Insurance has helped business individuals in tough times to spread contingent risks across a large group of policyholders. The system has worked well for centuries allowing insureds to get back on their feet following an unforeseen catastrophic event.

For years organizations and businesses have relied on business interruption insurance.

Business interruption insurance (BI) helps replace lost income and pay for extra expenses when a business is affected by a covered peril. The key word being: “the covered peril”. And more often than not BI polices include “direct physical loss or damage” as the trigger. COVID-19 related curfews and lockdowns and travel bans may bring business to a standstill but they don’t count as reasonable physical damage. So, as far as the insurer’s concerned, it’s not their problem.

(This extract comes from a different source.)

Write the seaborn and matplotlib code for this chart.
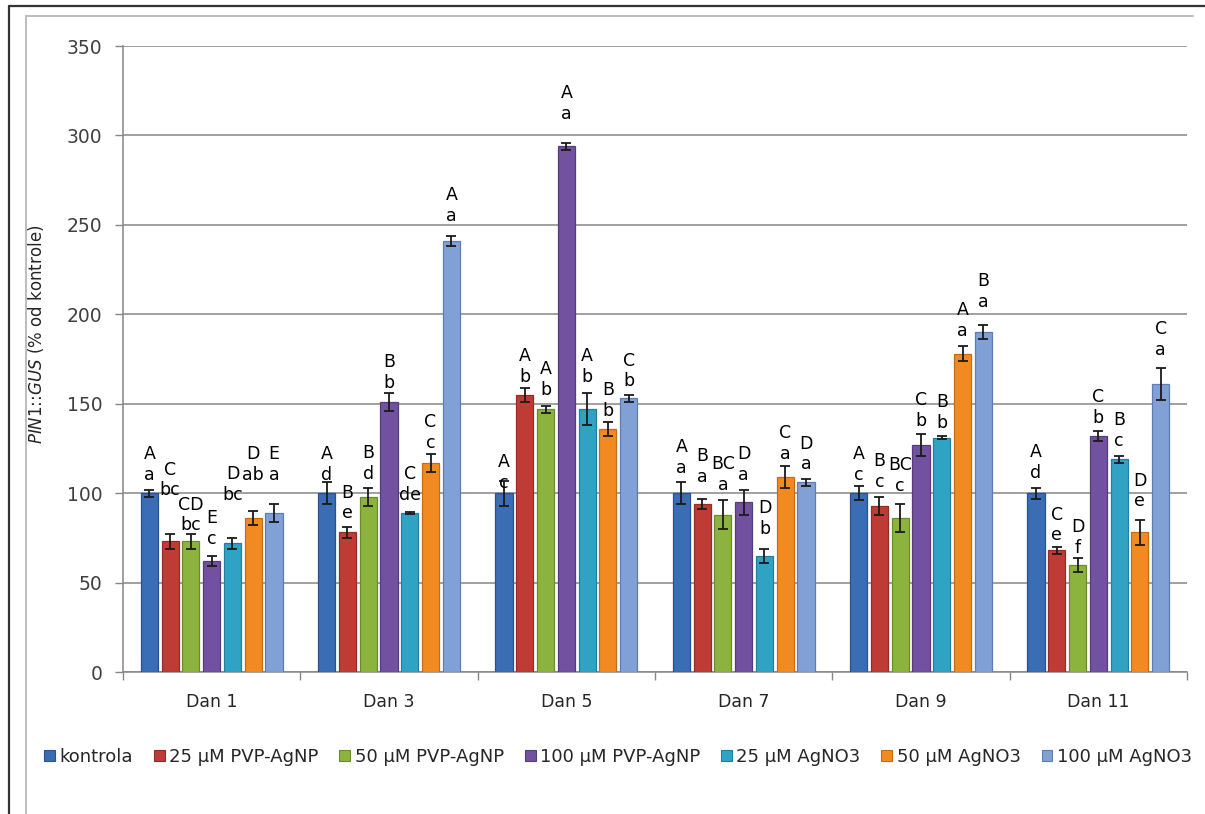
import numpy as np
import pandas as pd
import matplotlib
matplotlib.use("Agg")
import matplotlib.pyplot as plt
import seaborn as sns
from matplotlib.lines import Line2D
from matplotlib.patches import Patch

# categories
days = ["Dan 1", "Dan 3", "Dan 5", "Dan 7", "Dan 9", "Dan 11"]
treatments = ["kontrola", "25 µM PVP-AgNP", "50 µM PVP-AgNP", "100 µM PVP-AgNP",
              "25 µM AgNO3", "50 µM AgNO3", "100 µM AgNO3"]

# PIN1::GUS (% od kontrole)
kontrola = [100, 100, 100, 100, 100, 100]
pvp25 = [73, 78, 155, 94, 93, 68]
pvp50 = [73, 98, 147, 88, 86, 60]
pvp100 = [62, 151, 294, 95, 127, 132]
ag25 = [72, 89, 147, 65, 131, 119]
ag50 = [86, 117, 136, 109, 178, 78]
ag100 = [89, 241, 153, 106, 190, 161]

# error bars
kontrola_err = [2, 6, 7, 6, 4, 3]
pvp25_err = [4, 3, 4, 3, 5, 2]
pvp50_err = [4, 5, 2, 8, 8, 4]
pvp100_err = [3, 5, 2, 7, 6, 3]
ag25_err = [3, 0.5, 9, 4, 1, 2]
ag50_err = [4, 5, 4, 6, 4, 7]
ag100_err = [5, 3, 2, 2, 4, 9]

# significance letters (upper line / lower line)
kontrola_up = ["A", "A", "A", "A", "A", "A"]
kontrola_lo = ["a", "d", "c", "a", "c", "d"]
pvp25_up = ["C", "B", "A", "B", "B", "C"]
pvp25_lo = ["bc", "e", "b", "a", "c", "e"]
pvp50_up = ["CD", "B", "A", "BC", "BC", "D"]
pvp50_lo = ["bc", "d", "b", "a", "c", "f"]
pvp100_up = ["E", "B", "A", "D", "C", "C"]
pvp100_lo = ["c", "b", "a", "a", "b", "b"]
ag25_up = ["D", "C", "A", "D", "B", "B"]
ag25_lo = ["bc", "de", "b", "b", "b", "c"]
ag50_up = ["D", "C", "B", "C", "A", "D"]
ag50_lo = ["ab", "c", "b", "a", "a", "e"]
ag100_up = ["E", "A", "C", "D", "B", "C"]
ag100_lo = ["a", "a", "b", "a", "a", "a"]

values = [kontrola, pvp25, pvp50, pvp100, ag25, ag50, ag100]
errors = [kontrola_err, pvp25_err, pvp50_err, pvp100_err, ag25_err, ag50_err, ag100_err]
upper = [kontrola_up, pvp25_up, pvp50_up, pvp100_up, ag25_up, ag50_up, ag100_up]
lower = [kontrola_lo, pvp25_lo, pvp50_lo, pvp100_lo, ag25_lo, ag50_lo, ag100_lo]

rows = []
for t, vals in zip(treatments, values):
    for d, v in zip(days, vals):
        rows.append({"dan": d, "tretman": t, "vrijednost": v})
df = pd.DataFrame(rows)

colors = ["#3A6DB3", "#BF3B35", "#8DB33F", "#7151A0", "#30A3C4", "#F28A22", "#80A0D6"]
edges = ["#2A5290", "#962C28", "#6C8B2E", "#553C7C", "#22809A", "#C46C16", "#5F7DB2"]

# label lift above bar top in pixels (hand placed labels in the original)
label_lift = [
    [13, 46, 11, 17, 43, 38, 33],
    [13, 14, 18, 14, 13, 15, 20],
    [5, 13, 14, 27, 27, 13, 12],
    [20, 22, 25, 22, 22, 18, 13],
    [13, 19, 27, 19, 10, 18, 25],
    [15, 10, 12, 13, 13, 26, 29],
]

sns.set_theme(style="white")
plt.rcParams["font.family"] = ["DejaVu Sans"]

fig = plt.figure(figsize=(12.05, 8.14), dpi=100)
ax = fig.add_axes([123 / 1205, 142 / 814, 1064 / 1205, 626 / 814])

sns.barplot(data=df, x="dan", y="vrijednost", hue="tretman", order=days,
            hue_order=treatments, palette=colors, saturation=1, width=0.82, gap=0.18,
            errorbar=None, legend=False, ax=ax, zorder=3)

gray = "#868686"
bar_containers = list(ax.containers)
for i, cont in enumerate(bar_containers):
    xs, hs = [], []
    for bar in cont.patches:
        bar.set_edgecolor(edges[i])
        bar.set_linewidth(0.9)
        xs.append(bar.get_x() + bar.get_width() / 2)
        hs.append(bar.get_height())
    ax.errorbar(xs, hs, yerr=errors[i], fmt="none", ecolor="#1a1a1a",
                elinewidth=1.3, capsize=3.5, capthick=1.3, zorder=4)
    for j in range(len(days)):
        ax.annotate(upper[i][j] + "\n" + lower[i][j], xy=(xs[j], hs[j]),
                    xytext=(0, (label_lift[j][i] - 4) * 0.72), textcoords="offset points",
                    ha="center", va="bottom", fontsize=12.5, linespacing=1.2,
                    color="black", zorder=5)

ax.set_xlim(-0.5, len(days) - 0.5)
ax.set_ylim(0, 350)
ax.set_yticks(np.arange(0, 351, 50))
ax.yaxis.grid(True, color=gray, linewidth=1.1)
ax.set_axisbelow(True)
ax.set_xlabel("")
ax.set_ylabel(r"$\it{PIN1}$::$\it{GUS}$ (% od kontrole)", fontsize=12, color="#262626")
ax.yaxis.set_label_coords(-0.072, 0.54)

for s in ["top", "right"]:
    ax.spines[s].set_visible(False)
for s in ["left", "bottom"]:
    ax.spines[s].set_color(gray)
    ax.spines[s].set_linewidth(1.1)

ax.tick_params(axis="y", which="major", direction="out", length=6, width=1, color=gray,
               labelsize=13.5, labelcolor="#404040", left=True, pad=9)
ax.tick_params(axis="x", which="major", length=0, labelsize=12.5, labelcolor="#262626", pad=15)
ax.set_xticks(np.arange(-0.5, len(days), 1), minor=True)
ax.tick_params(axis="x", which="minor", direction="out", length=6, width=1, color=gray, bottom=True)

handles = [Patch(facecolor=c, edgecolor=e, linewidth=0.8) for c, e in zip(colors, edges)]
fig.legend(handles, treatments, loc="center", bbox_to_anchor=(0.513, 0.07), ncol=7,
           frameon=False, fontsize=13, handlelength=0.6, handleheight=0.6,
           handletextpad=0.25, columnspacing=1.15, borderaxespad=0)

# outer chart frames
fig.add_artist(Line2D([9 / 1205, 9 / 1205], [0, 808 / 814], color="#333333", linewidth=1.6))
fig.add_artist(Line2D([9 / 1205, 1], [808 / 814, 808 / 814], color="#333333", linewidth=1.6))
fig.add_artist(Line2D([26 / 1205, 26 / 1205], [0, 798 / 814], color="#bdbdbd", linewidth=1.4))
fig.add_artist(Line2D([26 / 1205, 1193 / 1205], [798 / 814, 798 / 814], color="#bdbdbd", linewidth=1.4))

fig.savefig("out.png", dpi=100)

Would an insurer pay for something that was not covered?

Lloyd’s Chairman Bruce Carnegie-Brown speaking to the Financial Times: “Fundamentally the insurance industry relies on contracts,” he said. “We pay out from the premiums we collect, and if we haven’t collected premiums for covers like coronavirus, it would put the industry in jeopardy to be paying claims for those risks”, adding “We will work very hard to try to make sure that customers benefit from the policies that they’ve got but it will be difficult to pay out if customers have not specifically bought protection.”

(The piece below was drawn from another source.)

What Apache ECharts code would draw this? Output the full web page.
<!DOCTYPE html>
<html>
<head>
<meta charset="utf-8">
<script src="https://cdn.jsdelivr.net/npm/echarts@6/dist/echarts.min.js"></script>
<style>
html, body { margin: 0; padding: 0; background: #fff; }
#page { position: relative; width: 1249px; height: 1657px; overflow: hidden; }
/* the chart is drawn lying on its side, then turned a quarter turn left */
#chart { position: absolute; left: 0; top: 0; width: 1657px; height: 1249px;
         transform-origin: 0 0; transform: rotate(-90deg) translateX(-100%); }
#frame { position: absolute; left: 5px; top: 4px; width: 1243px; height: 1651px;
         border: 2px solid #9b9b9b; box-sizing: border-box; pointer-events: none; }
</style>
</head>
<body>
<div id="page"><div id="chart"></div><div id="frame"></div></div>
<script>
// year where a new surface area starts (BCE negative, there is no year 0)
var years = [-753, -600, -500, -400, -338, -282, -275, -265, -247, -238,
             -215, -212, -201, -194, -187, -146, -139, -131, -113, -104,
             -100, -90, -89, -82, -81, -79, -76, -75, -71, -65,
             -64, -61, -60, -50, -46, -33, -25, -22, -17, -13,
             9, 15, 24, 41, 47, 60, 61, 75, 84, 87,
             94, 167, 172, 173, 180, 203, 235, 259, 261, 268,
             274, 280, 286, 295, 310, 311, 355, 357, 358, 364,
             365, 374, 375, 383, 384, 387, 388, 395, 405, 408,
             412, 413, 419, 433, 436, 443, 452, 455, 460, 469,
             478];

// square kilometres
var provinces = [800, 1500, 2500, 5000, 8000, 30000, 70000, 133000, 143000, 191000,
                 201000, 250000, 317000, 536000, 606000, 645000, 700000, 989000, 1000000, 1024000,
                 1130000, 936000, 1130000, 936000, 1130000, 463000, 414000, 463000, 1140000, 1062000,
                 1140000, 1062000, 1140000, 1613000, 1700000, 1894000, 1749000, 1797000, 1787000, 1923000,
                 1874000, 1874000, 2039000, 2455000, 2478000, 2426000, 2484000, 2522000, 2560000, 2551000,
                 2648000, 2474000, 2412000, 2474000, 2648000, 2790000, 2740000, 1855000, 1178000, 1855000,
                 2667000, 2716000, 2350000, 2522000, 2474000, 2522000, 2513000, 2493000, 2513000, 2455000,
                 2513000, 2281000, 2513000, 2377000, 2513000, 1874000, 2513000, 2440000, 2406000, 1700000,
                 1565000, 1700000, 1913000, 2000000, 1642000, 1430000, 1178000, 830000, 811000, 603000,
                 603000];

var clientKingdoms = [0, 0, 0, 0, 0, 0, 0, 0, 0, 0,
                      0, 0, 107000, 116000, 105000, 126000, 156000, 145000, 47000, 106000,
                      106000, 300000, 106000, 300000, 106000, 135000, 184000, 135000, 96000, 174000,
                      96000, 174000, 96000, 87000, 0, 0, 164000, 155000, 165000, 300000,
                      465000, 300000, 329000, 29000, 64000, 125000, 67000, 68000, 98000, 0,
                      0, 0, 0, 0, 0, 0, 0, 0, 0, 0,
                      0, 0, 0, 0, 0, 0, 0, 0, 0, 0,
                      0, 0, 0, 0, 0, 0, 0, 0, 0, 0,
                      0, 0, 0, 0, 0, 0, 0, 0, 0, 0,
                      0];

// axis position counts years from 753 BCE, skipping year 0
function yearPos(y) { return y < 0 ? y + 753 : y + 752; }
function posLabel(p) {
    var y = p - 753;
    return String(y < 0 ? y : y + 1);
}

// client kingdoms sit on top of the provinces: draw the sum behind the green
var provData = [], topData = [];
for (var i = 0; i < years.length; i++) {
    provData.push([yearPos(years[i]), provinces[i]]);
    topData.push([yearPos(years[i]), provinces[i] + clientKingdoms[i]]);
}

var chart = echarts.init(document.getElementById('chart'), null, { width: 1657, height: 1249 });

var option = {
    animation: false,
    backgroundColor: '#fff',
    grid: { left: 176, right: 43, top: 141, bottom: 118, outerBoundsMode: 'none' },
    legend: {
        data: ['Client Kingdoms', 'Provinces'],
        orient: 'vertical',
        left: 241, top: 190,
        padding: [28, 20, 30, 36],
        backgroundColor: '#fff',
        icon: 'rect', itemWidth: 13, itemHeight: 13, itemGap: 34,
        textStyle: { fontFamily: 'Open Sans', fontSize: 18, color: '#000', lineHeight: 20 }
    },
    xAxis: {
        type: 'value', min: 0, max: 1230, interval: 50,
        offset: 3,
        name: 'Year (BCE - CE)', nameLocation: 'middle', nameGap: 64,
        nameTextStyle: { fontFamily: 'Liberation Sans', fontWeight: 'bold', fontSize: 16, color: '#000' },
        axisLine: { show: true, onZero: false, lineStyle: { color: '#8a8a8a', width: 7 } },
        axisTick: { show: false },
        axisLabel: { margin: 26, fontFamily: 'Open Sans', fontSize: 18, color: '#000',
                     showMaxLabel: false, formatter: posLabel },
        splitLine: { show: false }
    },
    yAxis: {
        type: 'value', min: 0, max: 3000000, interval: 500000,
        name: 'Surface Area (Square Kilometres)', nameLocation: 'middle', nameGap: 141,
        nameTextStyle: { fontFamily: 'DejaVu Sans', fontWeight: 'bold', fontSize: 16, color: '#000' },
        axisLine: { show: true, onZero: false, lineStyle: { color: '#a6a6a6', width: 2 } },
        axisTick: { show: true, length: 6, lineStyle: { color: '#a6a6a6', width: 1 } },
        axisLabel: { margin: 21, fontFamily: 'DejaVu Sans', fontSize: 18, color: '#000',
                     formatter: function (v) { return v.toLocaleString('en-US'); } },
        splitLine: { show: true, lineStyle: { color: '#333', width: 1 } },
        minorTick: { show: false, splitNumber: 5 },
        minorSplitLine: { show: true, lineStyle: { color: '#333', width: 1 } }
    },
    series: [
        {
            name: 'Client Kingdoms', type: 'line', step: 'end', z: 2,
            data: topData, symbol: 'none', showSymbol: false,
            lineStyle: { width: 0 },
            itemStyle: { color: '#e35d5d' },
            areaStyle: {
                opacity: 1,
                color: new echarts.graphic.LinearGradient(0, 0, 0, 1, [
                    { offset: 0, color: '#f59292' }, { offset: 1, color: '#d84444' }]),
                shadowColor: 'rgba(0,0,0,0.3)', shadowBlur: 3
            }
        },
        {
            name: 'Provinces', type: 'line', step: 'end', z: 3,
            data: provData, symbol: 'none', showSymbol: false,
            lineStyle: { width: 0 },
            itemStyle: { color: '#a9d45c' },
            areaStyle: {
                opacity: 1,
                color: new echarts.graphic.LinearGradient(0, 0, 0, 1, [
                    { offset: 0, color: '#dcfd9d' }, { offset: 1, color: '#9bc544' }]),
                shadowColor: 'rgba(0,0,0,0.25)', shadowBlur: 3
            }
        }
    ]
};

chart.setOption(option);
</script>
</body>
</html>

Insurers hold that pandemic diseases are not covered in business interruption policies, to the insureds disappointment and furor over catastrophic losses.

However, in the US the viewpoint is that insurance companies should consider exhibiting good will and reimburse claims. Members of the House of Representatives from both parties insist that insurance companies should cover losses that businesses have suffered due to COVID-19 restrictions to trade and traffic. In a letter to four insurance industry trade organizations they requested that insurers retroactively recognize financial losses relating to COVID-19 as part of policyholders’ business interruption coverage. The industry responded that standard commercial insurance policies offer coverage and protection against a wide range of risks and threats and are vetted and approved by state regulators. Business interruption policies do not, and were not designed to, provide coverage against communicable diseases such as COVID-19.

Members of Parliament in UK followed suit with their question whether the industry would be willing to show some leniency towards business who were forced to suspend their operations.

According to Mr Carnegie-Brown Lloyd’s had identified at least 14 different types of policy which may be triggered by corona claims including event cancellation, travel insurance, directors’ and officers’ liability, health, and product liability, among others. He said it was too early to put a figure on the size of potential claims, but he is of the opinion that it might be a “large loss event” for the market, even in the many billions of dollars.

There used to be better days.

Insurers, at least some of them, used to be more magnanimous, see things through a wider lens during past major disease outbreaks and public health emergencies. At times when a large scale pandemic was hardly conceivable.

Then Sars and Ebola made clear to the industry where the line should be drawn in regard to going by the book and following policies to the letter.

By the time insurance policies are renewed insurers tighten terms and make plain and clear that COVID-19 is not covered.